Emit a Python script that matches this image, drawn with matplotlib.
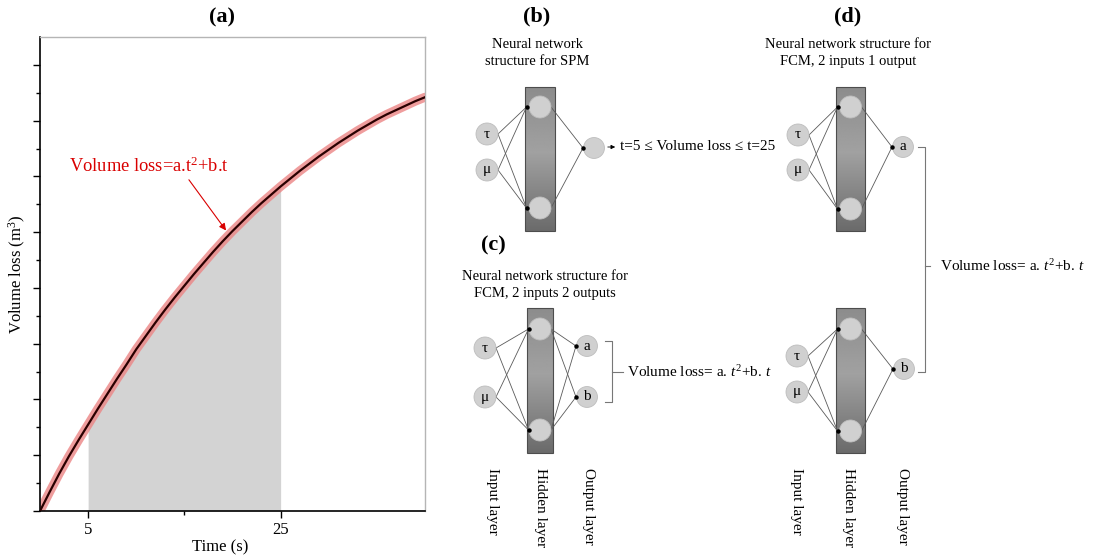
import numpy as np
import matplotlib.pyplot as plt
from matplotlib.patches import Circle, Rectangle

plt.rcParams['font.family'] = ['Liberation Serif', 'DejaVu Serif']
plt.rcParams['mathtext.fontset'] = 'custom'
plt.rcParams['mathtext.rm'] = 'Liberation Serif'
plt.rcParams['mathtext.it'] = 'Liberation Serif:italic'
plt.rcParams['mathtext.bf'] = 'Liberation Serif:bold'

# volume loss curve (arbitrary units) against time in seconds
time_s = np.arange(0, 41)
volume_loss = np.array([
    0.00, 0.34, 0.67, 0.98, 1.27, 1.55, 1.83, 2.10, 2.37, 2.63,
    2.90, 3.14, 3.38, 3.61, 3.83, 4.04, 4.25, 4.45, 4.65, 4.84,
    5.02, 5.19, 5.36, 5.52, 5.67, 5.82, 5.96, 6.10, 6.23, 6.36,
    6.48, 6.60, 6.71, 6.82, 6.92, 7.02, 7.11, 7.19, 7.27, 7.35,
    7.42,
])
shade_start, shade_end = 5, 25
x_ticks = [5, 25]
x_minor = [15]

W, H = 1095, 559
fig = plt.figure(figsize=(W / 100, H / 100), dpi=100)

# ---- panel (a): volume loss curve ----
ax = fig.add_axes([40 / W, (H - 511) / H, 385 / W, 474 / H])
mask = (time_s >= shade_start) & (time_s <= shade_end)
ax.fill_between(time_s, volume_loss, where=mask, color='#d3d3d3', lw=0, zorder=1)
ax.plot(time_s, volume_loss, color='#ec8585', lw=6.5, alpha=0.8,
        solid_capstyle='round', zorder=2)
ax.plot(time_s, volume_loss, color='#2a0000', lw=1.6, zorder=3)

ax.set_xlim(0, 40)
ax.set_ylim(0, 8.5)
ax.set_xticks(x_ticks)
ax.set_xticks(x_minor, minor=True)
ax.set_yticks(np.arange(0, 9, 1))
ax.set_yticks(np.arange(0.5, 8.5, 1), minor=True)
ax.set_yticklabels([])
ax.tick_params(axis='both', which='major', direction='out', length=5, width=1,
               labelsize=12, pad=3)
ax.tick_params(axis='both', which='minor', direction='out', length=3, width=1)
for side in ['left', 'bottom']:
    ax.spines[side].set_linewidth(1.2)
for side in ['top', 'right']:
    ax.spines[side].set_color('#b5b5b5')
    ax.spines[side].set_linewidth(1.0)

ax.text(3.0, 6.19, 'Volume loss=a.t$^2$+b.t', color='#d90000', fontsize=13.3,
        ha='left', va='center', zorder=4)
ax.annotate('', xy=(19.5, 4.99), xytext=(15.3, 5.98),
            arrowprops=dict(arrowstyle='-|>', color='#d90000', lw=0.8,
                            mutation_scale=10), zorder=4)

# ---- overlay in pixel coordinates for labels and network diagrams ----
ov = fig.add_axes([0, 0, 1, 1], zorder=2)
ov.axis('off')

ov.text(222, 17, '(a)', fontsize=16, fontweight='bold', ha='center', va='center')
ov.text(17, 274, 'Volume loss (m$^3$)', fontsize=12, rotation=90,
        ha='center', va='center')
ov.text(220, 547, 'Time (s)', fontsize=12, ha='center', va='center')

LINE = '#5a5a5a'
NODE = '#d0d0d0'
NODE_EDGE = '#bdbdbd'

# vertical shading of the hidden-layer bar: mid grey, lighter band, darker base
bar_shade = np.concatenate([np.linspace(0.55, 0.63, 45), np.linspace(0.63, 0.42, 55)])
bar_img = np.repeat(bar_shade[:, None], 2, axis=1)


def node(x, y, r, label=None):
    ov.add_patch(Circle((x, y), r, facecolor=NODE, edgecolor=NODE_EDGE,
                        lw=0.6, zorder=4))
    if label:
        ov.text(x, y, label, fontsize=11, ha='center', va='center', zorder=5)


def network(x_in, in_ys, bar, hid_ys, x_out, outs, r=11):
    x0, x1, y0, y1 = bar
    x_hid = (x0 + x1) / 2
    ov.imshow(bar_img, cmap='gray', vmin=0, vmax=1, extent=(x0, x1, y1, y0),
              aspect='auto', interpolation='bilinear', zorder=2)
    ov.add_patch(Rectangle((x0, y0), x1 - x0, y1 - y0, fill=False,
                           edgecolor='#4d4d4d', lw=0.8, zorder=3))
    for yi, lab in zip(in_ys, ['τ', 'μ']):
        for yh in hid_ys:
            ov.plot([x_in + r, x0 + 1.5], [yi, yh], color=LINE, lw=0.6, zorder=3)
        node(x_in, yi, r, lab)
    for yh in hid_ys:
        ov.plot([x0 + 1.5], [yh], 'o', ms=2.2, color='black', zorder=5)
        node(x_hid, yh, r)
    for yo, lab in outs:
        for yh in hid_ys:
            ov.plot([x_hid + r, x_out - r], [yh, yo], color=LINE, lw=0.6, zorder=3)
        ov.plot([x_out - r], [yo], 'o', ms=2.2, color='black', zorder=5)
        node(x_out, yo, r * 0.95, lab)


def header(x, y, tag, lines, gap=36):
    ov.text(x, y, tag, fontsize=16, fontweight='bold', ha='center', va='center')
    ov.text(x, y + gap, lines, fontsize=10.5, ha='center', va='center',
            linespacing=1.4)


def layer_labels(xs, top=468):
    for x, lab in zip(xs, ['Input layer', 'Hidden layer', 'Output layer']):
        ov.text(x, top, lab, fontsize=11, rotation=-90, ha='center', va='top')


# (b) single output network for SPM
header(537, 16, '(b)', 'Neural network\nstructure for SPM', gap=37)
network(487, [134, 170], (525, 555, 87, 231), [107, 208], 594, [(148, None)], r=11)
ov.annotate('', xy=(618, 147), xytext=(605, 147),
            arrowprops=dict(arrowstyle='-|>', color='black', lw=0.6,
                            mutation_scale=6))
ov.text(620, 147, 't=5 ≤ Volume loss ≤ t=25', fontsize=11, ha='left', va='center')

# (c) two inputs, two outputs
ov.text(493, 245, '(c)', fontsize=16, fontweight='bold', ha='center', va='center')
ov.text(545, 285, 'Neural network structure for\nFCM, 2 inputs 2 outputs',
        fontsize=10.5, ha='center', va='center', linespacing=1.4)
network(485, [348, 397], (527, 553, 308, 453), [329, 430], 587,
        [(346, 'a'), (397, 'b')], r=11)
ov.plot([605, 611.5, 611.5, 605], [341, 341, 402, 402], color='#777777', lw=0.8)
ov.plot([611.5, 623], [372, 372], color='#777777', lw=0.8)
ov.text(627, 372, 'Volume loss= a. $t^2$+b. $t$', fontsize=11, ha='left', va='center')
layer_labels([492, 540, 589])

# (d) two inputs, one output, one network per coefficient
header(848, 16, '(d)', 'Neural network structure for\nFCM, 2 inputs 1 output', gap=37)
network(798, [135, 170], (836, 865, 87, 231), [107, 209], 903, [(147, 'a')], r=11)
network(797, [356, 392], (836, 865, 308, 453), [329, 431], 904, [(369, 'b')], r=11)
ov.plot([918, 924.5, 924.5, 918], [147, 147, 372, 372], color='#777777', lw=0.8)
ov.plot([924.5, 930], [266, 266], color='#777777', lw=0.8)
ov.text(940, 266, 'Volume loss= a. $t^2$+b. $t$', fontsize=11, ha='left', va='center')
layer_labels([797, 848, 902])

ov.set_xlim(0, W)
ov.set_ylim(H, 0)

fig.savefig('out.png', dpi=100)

• _Prompt_
Quote, exactly and only, the lines from the first line of the data above through the line containing "plt.rcParams['mathtext.bf'] = 'Liberation". The pictures do not belong in it.

• _Answer for the task_
Emit a Python script that matches this image, drawn with matplotlib.
import numpy as np
import matplotlib.pyplot as plt
from matplotlib.patches import Circle, Rectangle

plt.rcParams['font.family'] = ['Liberation Serif', 'DejaVu Serif']
plt.rcParams['mathtext.fontset'] = 'custom'
plt.rcParams['mathtext.rm'] = 'Liberation Serif'
plt.rcParams['mathtext.it'] = 'Liberation Serif:italic'
plt.rcParams['mathtext.bf'] = 'Liberation Serif:bold'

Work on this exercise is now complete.